Concernant justement l'esthétique superbe dans laquelle baigne le film de la première à la dernière minute, reconnaissons que l'édition DVD chinoise lui rend pleinement justice. Le format d'origine est bien entendu respecté avec une image 16/9ème au ratio 2.35. Le transfert est exempt de défaut, les couleurs sont chaudes, le contraste précis et la compression ne se fait absolument pas sentir. Cette qualité visuelle se voit par ailleurs couplée avec une expérience sonore hors du commun.
La version originale japonaise (sous-titrée en anglais) est en effet déclinée en deux formats. Le premier, Dolby Digital 5.1 EX ne décevra pas et délivrera un son cristallin particulièrement bien réparti. Etonnamment claire durant les phases de dialogues ou de méditation, cette piste prendra une dimension réellement monstrueuse lors des scènes d'action, sans pour autant perdre en précision. La piste DTS quant à elle se révèle tout simplement colossale. D'une pureté sans faille lorsqu'il s'agit de restituer le bruit d'une cascade d'eau, elle devient vite dangereuse pour vos voisins cardiaques lorsqu'un ninja se décide à user de ses pouvoirs… Une réussite donc en terme d'image et de son pour ce DVD édité par ERA.
La version chroniquée ici ne dispose en outre que de deux petits documentaires n'excédant pas les neuf minutes chacun. Le premier nous propose d'en apprendre un peu plus sur les armes du film. Nous sont donc présentés les croquis préparatoires, les différents essais, la concrétisation soigneusement réalisée en métal et l'usage qui en est fait dans le métrage. Notons à ce sujet que le documentaire déflore la plupart des combats clef. Il est donc recommandé au spectateur de ne pas jeter un œil à ce bonus sans avoir vu le film au préalable… Le second documentaire nous invite à découvrir comment ont été construits les deux villages ninjas, dans le respect de l'architecture et des matériaux d'alors.
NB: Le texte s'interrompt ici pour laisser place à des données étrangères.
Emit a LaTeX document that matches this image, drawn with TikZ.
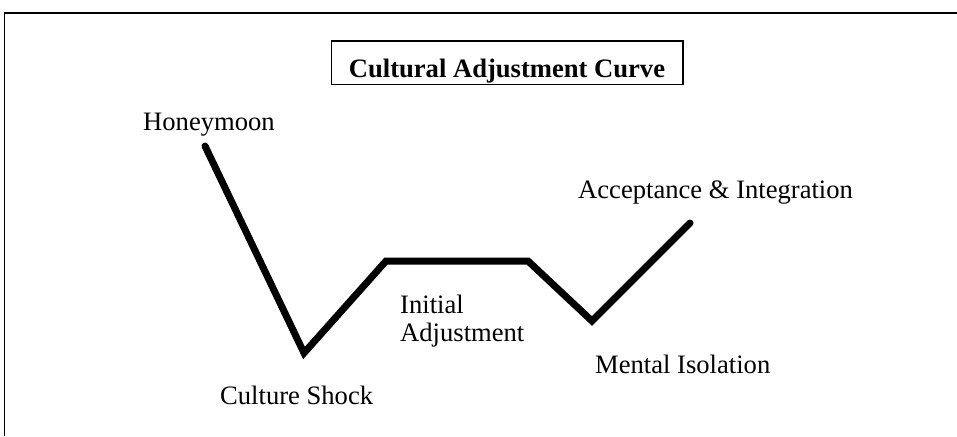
\documentclass[tikz,border=0pt]{standalone}
\usepackage{fontspec}
\setmainfont{Liberation Serif}
\begin{document}
\begin{tikzpicture}[x=1pt,y=-1pt,
  lbl/.style={anchor=base west, inner sep=0pt, font=\fontsize{26.6}{28}\selectfont},
  titlebox/.style={draw, line width=1.5pt, inner sep=0pt,
    minimum width=351.5pt, minimum height=43.5pt,
    text height=28.6pt, text depth=0pt,
    font=\fontsize{26.6}{28}\selectfont\bfseries},
  curve/.style={line width=7pt, line join=miter, line cap=round},
  frame/.style={line width=1.5pt}]
\useasboundingbox (0,0) rectangle (957,436);

% outer frame: left and top edges only
\coordinate (fl) at (4.5,436);
\coordinate (ft) at (4.5,13);
\coordinate (fr) at (957,13);
\draw[frame] (fl) -- (ft) -- (fr);

% heading
\node[titlebox] (title) at (507,62.7) {Cultural Adjustment Curve};

% stages of the curve
\coordinate (honey) at (205,146);
\coordinate (shock) at (304,353);
\coordinate (adjA)  at (386,261);
\coordinate (adjB)  at (528,261);
\coordinate (isol)  at (592,321);
\coordinate (accept) at (690,223);
\draw[curve] (honey) -- (shock) -- (adjA) -- (adjB) -- (isol) -- (accept);

% stage labels
\node[lbl] (lhoney)  at (143,130) {Honeymoon};
\node[lbl] (lshock)  at (220,404) {Culture Shock};
\node[lbl] (linit)   at (400,313) {Initial};
\node[lbl] (ladj)    at (400,341) {Adjustment};
\node[lbl] (lisol)   at (595,373) {Mental Isolation};
\node[lbl] (laccept) at (578,198) {Acceptance \& Integration};
\end{tikzpicture}
\end{document}
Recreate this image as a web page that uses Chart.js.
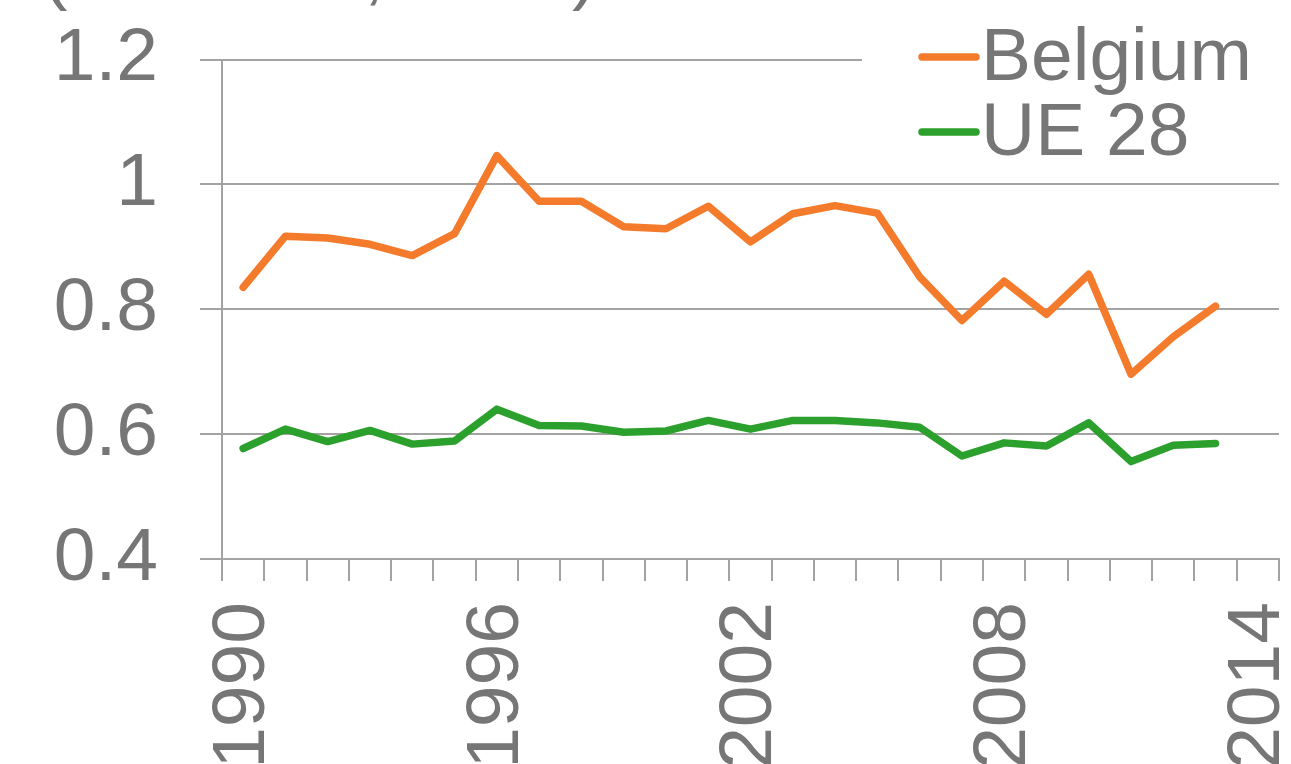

Un véritable travail d'artisan auquel le film rend bien entendu justice.
Bien qu'intéressants, ces documentaires sont un peu courts et le DVDphile risque fort de rester sur sa faim. L'édition double DVD pourrait bien entendu combler les plus difficiles mais il est important de signaler que seuls les sous-titres chinois sont proposés sur les bonus… La barrière linguistique fait donc des siennes et bloquera probablement la plupart des acheteurs occidentaux.
Reste que nous avons là une édition de qualité pour un film étonnant. Tour à tour nerveux, sec, rapide puis contemplatif et posé, SHINOBI est une œuvre intéressante et aboutie. Une réussite visuelle en plus d'être un film d'action aux accents vidéoludiques, le mariage concluant d'une esthétique à la DOLLS avec la folie d'un NINJA SCROLL. Un film chaudement recommandé donc pour tout ceux qui apprécient la beauté des images et les guerriers bondissants.